Etes-vous en deuil pour votre propre péché ? Réjouissez-vous du salut du péché et de la mort. Souffrez-vous parce que les autres ont péché contre vous ? Réjouissez-vous du salut du péché et de la mort. Votre dette a été payée et la leur aussi – payée sur la croix. Soyez humble et imperturbable, reconnaissant parce que les rachetés n’ont pas besoin de se donner des airs, pas besoin de ressentiment ni de vengeance. Les rachetés ont raison de se réjouir du Sauveur. Soyez attelé au joug avec lui qui a renoncé son égalité avec Dieu pour être attelé au joug avec vous. Et attelé avec lui, soyez attelé au joug avec les autres pour qui, eux aussi, il a renoncé son égalité avec Dieu. Prenez les choses comme elles viennent, de jour en jour, parce que vous vous rendez compte qui est à vos côtés à travers tout. C’est votre Créateur à vos côtés. C’est votre Sauveur attelé au joug avec vous. Et c’est également leur Créateur, Sauveur et Seigneur. Avec Lui, son Nouveau Monde est le vôtre et le leur aussi. C’est comment et pourquoi nous pouvons être humbles. Nous sommes attelés au joug avec Jésus, celui qui est venu être attelé avec nous à travers tout l’enfer que nous n’aurons jamais affronter, puis jusqu’à un tout nouveau monde. Partager son joug détruit notre orgueil insensé et nous donne un cœur tendre et humble et joie docile. Nous chantons donc dans la doxologie : « Doté donc d’un cœur tendre, prenez votre part en pardonnant autrui. Chantez ses louanges, Alléluia ! Alléluia ! Alléluia ! »

Et Jésus a aussi dit :

Heureux ceux qui ont faim et soif de la justice, cars ils seront rassasiés !

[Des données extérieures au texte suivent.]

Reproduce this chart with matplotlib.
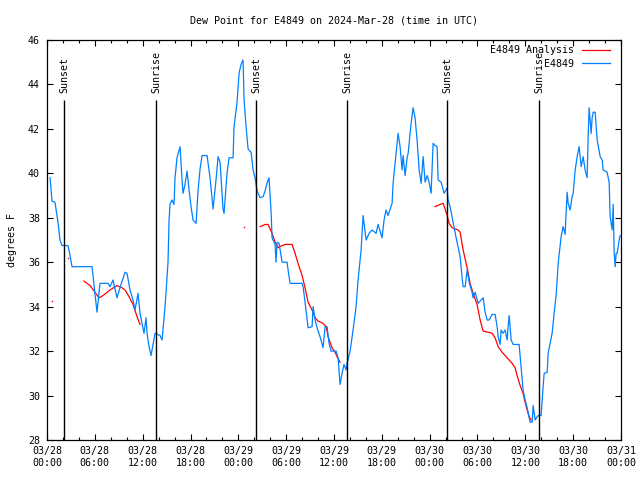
import matplotlib
matplotlib.use("Agg")
import matplotlib.pyplot as plt
from matplotlib.ticker import MultipleLocator
import numpy as np

# ---- data (time in hours since 2024-03-28 00:00 UTC) ----
blue_hours = [0.38, 0.63, 1.0, 1.38, 1.63, 1.88, 2.63, 2.89, 3.14, 5.65, 6.02, 6.27, 6.65, 7.65, 7.9,
              8.28, 8.78, 9.28, 9.79, 10.04, 10.41, 10.79, 11.04, 11.42, 11.67, 11.92, 12.17, 12.42,
              12.55, 12.8, 13.05, 13.3, 13.55, 14.18, 14.43, 14.81, 15.18, 15.31, 15.43, 15.68, 15.93,
              16.06, 16.31, 16.69, 16.94, 17.06, 17.31, 17.57, 17.82, 18.07, 18.32, 18.7, 18.95, 19.2,
              19.45, 20.08, 20.45, 20.83, 21.2, 21.46, 21.71, 22.08, 22.21, 22.58, 22.84, 23.34, 23.46,
              23.84, 24.09, 24.34, 24.59, 24.72, 24.97, 25.22, 25.6, 25.85, 26.1, 26.35, 26.73, 27.1,
              27.35, 27.6, 27.85, 28.11, 28.23, 28.61, 28.73, 28.86, 29.11, 29.49, 30.11, 30.24, 30.49,
              32.0, 32.12, 32.37, 32.75, 33.25, 33.38, 33.63, 33.88, 34.25, 34.63, 34.88, 35.13, 35.38,
              35.63, 36.26, 36.51, 36.76, 37.01, 37.26, 37.52, 37.64, 38.02, 38.39, 38.77, 39.02, 39.4,
              39.65, 40.03, 40.4, 40.78, 41.28, 41.53, 42.03, 42.28, 42.53, 42.78, 43.29, 43.41, 43.66,
              44.04, 44.29, 44.54, 44.67, 44.92, 45.17, 45.3, 45.67, 45.92, 46.17, 46.42, 46.68, 46.93,
              47.18, 47.43, 47.68, 47.93, 48.18, 48.43, 48.68, 48.93, 49.06, 49.44, 49.81, 50.19, 50.31,
              50.56, 50.94, 51.32, 51.82, 52.07, 52.2, 52.45, 52.7, 52.95, 53.32, 53.45, 53.7, 54.08,
              54.45, 54.71, 54.96, 55.21, 55.46, 55.83, 56.21, 56.46, 56.59, 56.84, 56.96, 57.21, 57.47,
              57.72, 57.84, 57.97, 58.22, 58.47, 59.22, 59.47, 59.72, 59.97, 60.23, 60.6, 60.85, 60.98,
              61.23, 61.48, 61.61, 61.98, 62.23, 62.36, 62.74, 62.86, 63.36, 63.61, 63.86, 64.12, 64.49,
              64.74, 64.99, 65.24, 65.37, 65.62, 65.87, 66.0, 66.25, 66.5, 66.75, 67.0, 67.25, 67.5,
              67.75, 67.88, 68.0, 68.26, 68.38, 68.51, 68.76, 69.01, 69.39, 69.64, 69.76, 70.26, 70.51,
              70.64, 70.89, 71.02, 71.14, 71.27, 71.39, 71.52, 71.77, 71.9]
blue_values = [39.8, 38.75, 38.7, 37.8, 37.0, 36.75, 36.75, 36.3, 35.8, 35.8, 34.6, 33.75, 35.05, 35.05, 34.9,
               35.2, 34.4, 35.0, 35.55, 35.5, 34.75, 34.3, 33.85, 34.6, 33.7, 33.25, 32.8, 33.5,
               32.8, 32.2, 31.8, 32.3, 32.8, 32.7, 32.5, 34.0, 36.0, 37.9, 38.6, 38.8, 38.6,
               39.8, 40.7, 41.2, 39.7, 39.1, 39.5, 40.1, 39.25, 38.5, 37.9, 37.75, 39.25, 40.2,
               40.8, 40.8, 39.8, 38.4, 39.7, 40.75, 40.5, 38.4, 38.2, 40.0, 40.7, 40.7, 42.1,
               43.2, 44.5, 44.9, 45.1, 43.3, 42.1, 41.1, 40.95, 40.15, 39.8, 39.2, 38.9, 38.95,
               39.2, 39.55, 39.8, 38.25, 37.1, 36.8, 36.0, 36.9, 36.85, 36.0, 36.0, 35.65, 35.05,
               35.05, 34.9, 34.2, 33.05, 33.1, 34.0, 33.4, 33.05, 32.65, 32.15, 33.1, 33.1, 32.35,
               32.0, 32.0, 31.7, 30.5, 31.0, 31.4, 31.15, 31.45, 32.0, 32.95, 34.0, 35.2, 36.55,
               38.1, 37.0, 37.3, 37.45, 37.3, 37.7, 37.1, 37.9, 38.35, 38.1, 38.65, 39.55, 40.45,
               41.8, 41.2, 40.15, 40.8, 39.9, 40.7, 40.9, 42.25, 42.95, 42.5, 41.5, 40.15, 39.55,
               40.75, 39.6, 39.9, 39.6, 39.1, 41.35, 41.25, 41.2, 39.7, 39.6, 39.1, 39.35, 38.8,
               38.5, 37.8, 37.1, 36.25, 35.3, 34.9, 34.9, 35.65, 35.1, 34.65, 34.4, 34.65, 34.15,
               34.3, 34.4, 33.75, 33.4, 33.4, 33.65, 33.65, 33.1, 32.65, 32.3, 32.95, 32.8, 32.95,
               32.5, 33.1, 33.6, 32.5, 32.3, 32.3, 31.3, 30.25, 29.8, 29.45, 28.8, 28.8, 29.55,
               28.9, 29.05, 29.1, 29.1, 30.4, 31.0, 31.05, 31.9, 32.8, 33.7, 34.5, 35.95, 37.15,
               37.6, 37.25, 39.15, 38.65, 38.35, 38.95, 39.1, 40.15, 40.75, 41.2, 40.3, 40.75, 40.15,
               39.8, 41.65, 42.95, 41.8, 42.5, 42.75, 42.75, 41.5, 40.75, 40.6, 40.15, 40.05, 39.6,
               38.05, 37.45, 38.6, 36.45, 35.8, 36.4, 36.4, 37.0, 37.2]

# Analysis series (NaN = gap)
red_hours = [4.64, 5.4, 6.02, 6.52, 7.03, 7.9, 8.78, 9.41, 9.79, 10.29, 10.79, 11.29, 11.67, np.nan,
             26.73, 27.35, 27.73, 28.23, 28.61, 28.98, 29.49, 29.86, 30.74, 31.12, 31.49, 32.0, 32.37,
             32.75, 33.25, 33.63, 34.0, 34.63, 35.01, 35.26, 35.76, 36.14, 36.39, 36.76, np.nan,
             48.68, 49.31, 49.69, 49.94, 50.19, 50.44, 50.82, 51.57, 51.82, 52.2, 52.7, 53.07, 53.45,
             53.95, 54.33, 54.71, 55.33, 55.83, 56.21, 56.59, 57.09, 57.72, 58.34, 58.72, 58.97, 59.35,
             59.72, 59.97, 60.23, 60.48, 60.73]
red_values = [35.15, 34.95, 34.65, 34.4, 34.5, 34.75, 34.95, 34.85, 34.75, 34.45, 34.1, 33.55, 33.2, np.nan,
              37.6, 37.7, 37.7, 37.3, 36.9, 36.65, 36.75, 36.8, 36.8, 36.4, 35.95, 35.4, 34.85,
              34.2, 33.85, 33.5, 33.35, 33.25, 33.1, 32.65, 32.15, 31.95, 31.75, 31.5, np.nan,
              38.5, 38.6, 38.65, 38.4, 38.1, 37.75, 37.55, 37.45, 37.35, 36.55, 35.75, 35.05, 34.6,
              34.1, 33.4, 32.9, 32.85, 32.8, 32.6, 32.2, 31.95, 31.7, 31.45, 31.25, 30.9, 30.45,
              30.1, 29.7, 29.35, 29.05, 28.9]
red_iso_hours = [0.63, 2.63, 24.72]
red_iso_values = [34.25, 36.2, 37.6]

sun_hours = [2.13, 13.68, 26.22, 37.64, 50.19, 61.73]
sun_labels = ["Sunset", "Sunrise", "Sunset", "Sunrise", "Sunset", "Sunrise"]

xtick_hours = [0, 6, 12, 18, 24, 30, 36, 42, 48, 54, 60, 66, 72]
xtick_labels = ["03/28\n00:00", "03/28\n06:00", "03/28\n12:00", "03/28\n18:00", "03/29\n00:00",
                "03/29\n06:00", "03/29\n12:00", "03/29\n18:00", "03/30\n00:00", "03/30\n06:00",
                "03/30\n12:00", "03/30\n18:00", "03/31\n00:00"]
yticks = [28, 30, 32, 34, 36, 38, 40, 42, 44, 46]

FONT = "DejaVu Sans Mono"
FS = 7.2
plt.rcParams['font.family'] = FONT
plt.rcParams['font.size'] = FS

fig = plt.figure(figsize=(6.4, 4.8), dpi=100)
ax = fig.add_axes([47/640, 1-440/480, (621-47)/640, 400/480])

BLUE = '#0080ff'
RED = '#ff0000'

ax.plot(red_hours, red_values, color=RED, lw=0.9, label="E4849 Analysis")
ax.plot(red_iso_hours, red_iso_values, color=RED, ls='none', marker='s', ms=1.0, mew=0)
ax.plot(blue_hours, blue_values, color=BLUE, lw=0.9, label="E4849")

for h, lab in zip(sun_hours, sun_labels):
    ax.vlines(h, 28, 43.3, color='black', lw=1.0)
    ax.text(h, 43.6, lab, rotation=90, ha='center', va='bottom', fontsize=FS)

ax.set_xlim(0, 72)
ax.set_ylim(28, 46)
ax.set_xticks(xtick_hours)
ax.set_xticklabels(xtick_labels, linespacing=1.35)
ax.xaxis.set_minor_locator(MultipleLocator(2))
ax.set_yticks(yticks)
ax.tick_params(which='both', direction='in', top=True, right=True, width=0.8)
ax.tick_params(which='major', length=4, labelsize=FS)
ax.tick_params(which='minor', length=2.2)
ax.tick_params(axis='y', pad=5)
ax.tick_params(axis='x', pad=4)
for s in ax.spines.values():
    s.set_linewidth(0.9)

ax.set_ylabel("degrees F", fontsize=FS, labelpad=8)
ax.set_title("Dew Point for E4849 on 2024-Mar-28 (time in UTC)", fontsize=FS, pad=12)

leg = ax.legend(loc='upper right', bbox_to_anchor=(0.99, 1.0), frameon=False, markerfirst=False,
                fontsize=FS, handlelength=2.8, handletextpad=0.8, labelspacing=0.35,
                borderaxespad=0.35, borderpad=0.2)

fig.savefig("out.png", dpi=100)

Comme le chante le Psalmiste : « Comme un cerf qui soupire après l’eau des ruisseaux, de même je soupire après toi, ô mon Dieu. » (Ps 42:1) Et encore : « Le Seigneur a désaltéré les assoiffés, il a comblé de biens les affamés ». (Ps 107:9)

Mais alors que nous entendons ces mots anciens, il ne faut pas nous leurrer. Nous, ici et maintenant, n’avons jamais connu la soif réelle. Nous n’avons jamais connu la faim réelle – comme les gens du monde ancien connaissaient la faim et la soif et comme les gens du tiers-monde et du quatrième-monde connaissent la faim et la soif aujourd’hui.

Quand nous étions assoiffés, il est probable que ce n’était pas la soif réelle. Nous étions d’habitude à quelque pas de l’eau de robinet, sinon l'eau de source embouteillée du Fidji ou de la Finlande. Quand nous disons : « Je crève de faim ! », nous nous leurrons. Nous avons sans doute mangé il y a pas plus de quelques heures, et notre repas prochain sera d’ici quelques minutes.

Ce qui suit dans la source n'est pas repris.